Block energy leaks inside and outside your home
When people decide to plug up drafts in their homes, they usually think of making changes inside their houses. While those efforts, like caulking or adding weather stripping, are effective in reducing heat loss, there’s plenty that can be done shoring up the home’s exterior as well.
Checking for holes and cracks in the exterior is important. Although searching from the inside out is helpful, it doesn’t reveal everything. Check for cracks where the siding meets the foundation as well as anywhere wires, cables or fuel lines go into the house. These are places that may be fine one year, then open the next due to simple wear on the home.
Review the exterior condition of doors and windows. If there’s a gap between the bottom of your door and the floor, you’ll want to block it up. You can purchase a door insulation guard for main entries. To get the maximum benefit, they can be installed on both sides of a door.

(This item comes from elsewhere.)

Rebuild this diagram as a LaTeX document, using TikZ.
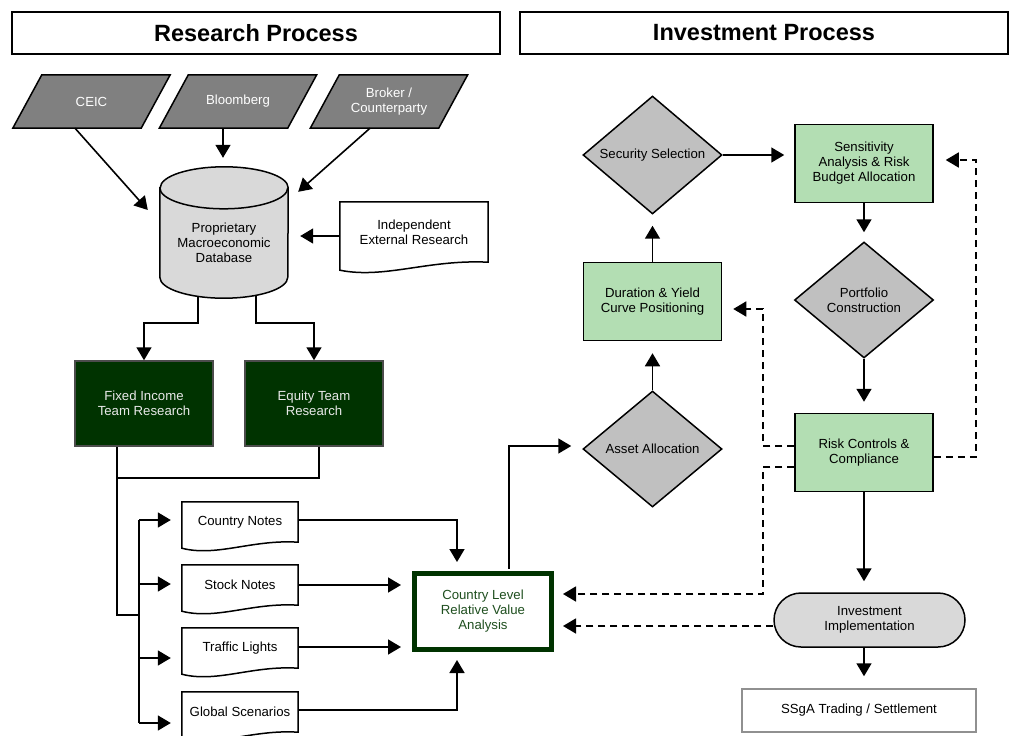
\documentclass[tikz,border=0pt]{standalone}
\usepackage{fontspec}
\setmainfont{Liberation Sans}
\usetikzlibrary{arrows.meta,shapes.geometric,backgrounds}
\definecolor{dkgreen}{HTML}{003300}
\definecolor{cltext}{HTML}{1F4F1F}
\definecolor{teamtext}{HTML}{E8E8E8}
\definecolor{srcgray}{HTML}{808080}
\definecolor{cylgray}{HTML}{D9D9D9}
\definecolor{diagray}{HTML}{C0C0C0}
\definecolor{lgreen}{HTML}{B3DEB3}
\definecolor{ssgaborder}{HTML}{909090}
\newcommand\parashape[1]{\draw[srcshape] ([xshift=14.5pt]#1.north west) -- ([xshift=14.5pt]#1.north east) -- ([xshift=-14.5pt]#1.south east) -- ([xshift=-14.5pt]#1.south west) -- cycle;}
\newcommand\docshape[4]{\draw[docline] (#1.south east) -- (#1.north east) -- (#1.north west) -- ([yshift=-#4pt]#1.south west) .. controls ([xshift=#2pt,yshift=-#4pt-9pt]#1.south west) and ([xshift=-#3pt,yshift=3pt]#1.south east) .. (#1.south east) -- cycle;}
\begin{document}
\begin{tikzpicture}[x=1pt,y=-1pt,
  base/.style={font=\fontsize{13.2}{15}\selectfont, align=center, inner sep=0pt},
  title/.style={draw, line width=1.5pt, minimum width=488pt, minimum height=42pt, inner sep=0pt, font=\fontsize{23.5}{28}\selectfont\bfseries},
  src/.style={base, text=white, minimum width=128pt, minimum height=53pt},
  srcshape/.style={fill=srcgray, draw=black, line width=1.5pt},
  cylshape/.style={fill=cylgray, draw=black, line width=1.5pt},
  docline/.style={draw=black, line width=1.5pt, fill=white},
  docnode/.style={base},
  team/.style={base, fill=dkgreen, draw=black!70, line width=1.5pt, text=teamtext, minimum width=138pt, minimum height=85pt},
  greenbox/.style={base, fill=lgreen, draw=black, line width=1.5pt, minimum width=138pt, minimum height=78pt},
  dia/.style={base, shape=diamond, fill=diagray, draw=black, line width=1.5pt, minimum width=139pt, minimum height=116pt},
  clbox/.style={base, draw=dkgreen, line width=5pt, fill=white, text=cltext, minimum width=137pt, minimum height=76pt},
  oval/.style={base, rectangle, rounded corners=27pt, fill=cylgray, draw=black, line width=1.5pt, minimum width=191pt, minimum height=54pt},
  ssga/.style={base, draw=ssgaborder, line width=1.5pt, minimum width=234pt, minimum height=43pt},
  line/.style={line width=1.6pt},
  arr/.style={line width=1.6pt, -{Triangle[length=13pt,width=15pt]}},
  dsh/.style={arr, dash pattern=on 7pt off 5pt}
]
\useasboundingbox (0,0) rectangle (1012,736);

% titles
\node[title] (rp) at (256,33) {Research Process};
\node[title] (ip) at (764,33) {Investment Process};

% sources
\node[src] (ceic) at (91.5,101.5) {CEIC};
\node[src] (bloom) at (238,101.5) {Bloomberg};
\node[src] (broker) at (389,101.5) {Broker /\\Counterparty};

% database
\node[base, minimum width=128pt, minimum height=110pt] (db) at (224,243) {Proprietary\\Macroeconomic\\Database};

% independent research
\node[docnode, minimum width=148pt, minimum height=60pt] (ind) at (414,232) {Independent\\External Research};

% teams
\node[team] (fi) at (144,403.5) {Fixed Income\\Team Research};
\node[team] (eq) at (314,403.5) {Equity Team\\Research};

% notes
\node[docnode, minimum width=116pt, minimum height=40pt] (cn) at (240,522) {\raisebox{-3pt}{Country Notes}};
\node[docnode, minimum width=116pt, minimum height=40pt] (sn) at (240,585) {\raisebox{-3pt}{Stock Notes}};
\node[docnode, minimum width=116pt, minimum height=40pt] (tl) at (240,648) {\raisebox{-3pt}{Traffic Lights}};
\node[docnode, minimum width=116pt, minimum height=40pt] (gs) at (240,712) {\raisebox{-2pt}{Global Scenarios}};

% country level
\node[clbox] (cl) at (483,611.5) {Country Level\\Relative Value\\Analysis};

% investment process
\node[dia] (aa) at (652.5,449) {Asset Allocation};
\node[greenbox] (dur) at (652.5,301.5) {Duration \& Yield\\Curve Positioning};
\node[dia] (sec) at (652.5,155) {Security Selection};
\node[greenbox] (sens) at (864,163.5) {Sensitivity\\Analysis \& Risk\\Budget Allocation};
\node[dia] (port) at (864,300) {Portfolio\\Construction};
\node[greenbox] (risk) at (864,452.5) {Risk Controls \&\\Compliance};
\node[oval] (inv) at (869.5,620) {Investment\\Implementation};
\node[ssga] (ssg) at (859,710.5) {SSgA Trading / Settlement};

\coordinate (br) at (139,615);

% background shapes
\begin{scope}[on background layer]
  \parashape{ceic}
  \parashape{bloom}
  \parashape{broker}
  \draw[cylshape] (db.north west) -- ([yshift=21pt]db.south west)
     arc[start angle=180, end angle=360, x radius=64pt, y radius=21pt]
     -- (db.north east)
     arc[start angle=0, end angle=180, x radius=64pt, y radius=21pt] -- cycle;
  \draw[line width=1.5pt] (db.north west) arc[start angle=180, end angle=360, x radius=64pt, y radius=21pt];
  \docshape{ind}{45}{60}{8}
  \docshape{cn}{35}{46}{6}
  \docshape{sn}{35}{46}{6}
  \docshape{tl}{35}{46}{6}
  \docshape{gs}{35}{46}{6}
\end{scope}

% research arrows
\draw[arr] ([xshift=-16.5pt]ceic.south) -- ([xshift=-12pt,yshift=33pt]db.west);
\draw[arr, shorten >=30pt] ([xshift=-15pt]bloom.south) -- ([xshift=-15pt]bloom.south |- db.north);
\draw[arr] ([xshift=-19pt]broker.south) -- ([xshift=10pt,yshift=-4pt]db.north east);
\draw[arr, shorten >=12pt] ([yshift=-4pt]ind.west) -- ([yshift=-4pt]ind.west -| db.east);
\draw[arr] ([xshift=-26pt,yshift=2pt]db.south) -- ([xshift=-26pt,yshift=-25pt]db.south) -| (fi.north);
\draw[arr] ([xshift=32pt,yshift=2pt]db.south) -- ([xshift=32pt,yshift=-25pt]db.south) -| (eq.north);

% team outputs
\draw[line] ([xshift=-27pt]fi.south) |- (br);
\draw[line] ([xshift=5pt]eq.south) |- ([xshift=-27pt,yshift=-31pt]fi.south);
\draw[line] ([yshift=2pt]br |- cn.west) -- ([yshift=-11pt]br |- gs.west);
\draw[arr, shorten >=11pt] ([yshift=2pt]br |- cn.west) -- ([yshift=2pt]cn.west);
\draw[arr, shorten >=11pt] ([yshift=1pt]br |- sn.west) -- ([yshift=1pt]sn.west);
\draw[arr, shorten >=11pt] ([yshift=-10pt]br |- tl.west) -- ([yshift=-10pt]tl.west);
\draw[arr, shorten >=11pt] ([yshift=-11pt]br |- gs.west) -- ([yshift=-11pt]gs.west);

% notes to country level
\draw[arr, shorten >=9pt] ([yshift=2pt]cn.east) -| ([xshift=-26pt]cl.north);
\draw[arr, shorten >=11pt] (sn.east) -- (sn.east -| cl.west);
\draw[arr, shorten >=11pt] ([yshift=1pt]tl.east) -- ([yshift=1pt]tl.east -| cl.west);
\draw[arr, shorten >=8pt] ([yshift=2pt]gs.east) -| ([xshift=-26pt]cl.south);

% country level to asset allocation
\draw[arr, shorten >=11pt] ([xshift=26pt,yshift=2.5pt]cl.north) |- ([yshift=3pt]aa.west);

% investment chain
\draw[arr, shorten >=12pt] (aa.north) -- (dur.south);
\draw[arr, shorten >=11pt] (dur.north) -- (sec.south);
\draw[arr, shorten >=10pt] (sec.east) -- (sec.east -| sens.west);
\draw[arr, shorten >=9pt] (sens.south) -- (port.north);
\draw[arr, shorten >=11pt] (port.south) -- (risk.north);
\draw[arr, shorten >=11pt] (risk.south) -- (risk.south |- inv.north);
\draw[arr, shorten >=12pt] (risk.south |- inv.south) -- (risk.south |- ssg.north);

% dashed feedback
\draw[dsh, shorten >=12pt] ([yshift=-4.5pt]risk.east) -- ++(42,0) |- ([yshift=3.5pt]sens.east);
\draw[dsh, shorten >=11pt] ([yshift=6.5pt]risk.west) -- ++(-31,0) |- ([yshift=-7.5pt]dur.east);
\draw[dsh, shorten >=9pt] ([yshift=-14.5pt]risk.west) -- ++(-31,0) |- ([yshift=17.5pt]cl.east);
\draw[dsh, shorten >=9pt] ([yshift=-6pt]inv.west) -- ([yshift=-6pt]inv.west -| cl.east);
\end{tikzpicture}
\end{document}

For entries that aren’t visible to outsiders or not opened frequently – interior doors that lead to a basement, for instance – you can use a sand-filled door blocker or stuff a towel underneath the door.

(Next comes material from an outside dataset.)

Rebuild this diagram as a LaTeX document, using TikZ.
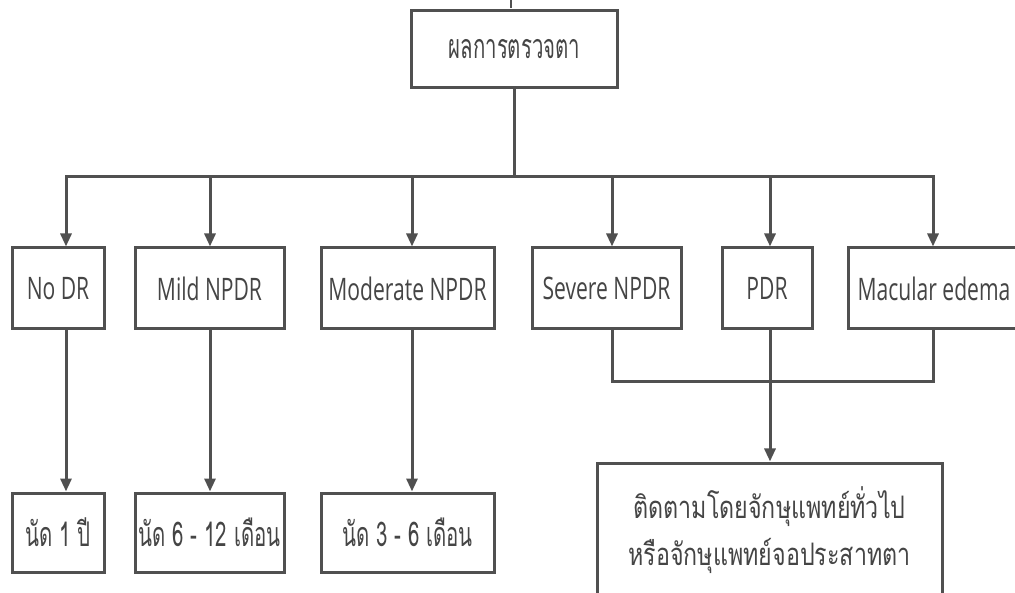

Lock every window to ensure the tightest fit between the window and its frame. For added protection from winter weather, think about putting up some heavy curtains that will help keep the cold air from getting into the room.
Check the insulation
If you reside in a house and have access to the attic, take a peek to make sure it’s insulated. Heat rises, so the first place that hot air will escape from is the roof. A well-insulated attic or roof will increase your home’s heat retention.
Insulation materials are available at home improvement stores and can be installed yourself or by a contractor. Make sure your insulation measures at least 7 inches in depth. If there’s existing insulation, this is also a good time to check on its condition, because damaged insulation may cause other problems, including mold.
Once the exterior is put in order to conserve heat, consider outfitting your home’s chilly spots with ceramic heaters. Small electric space heaters are energy efficient and save money on utility bills by adding to the home’s main heating source, but only in places where you need it most.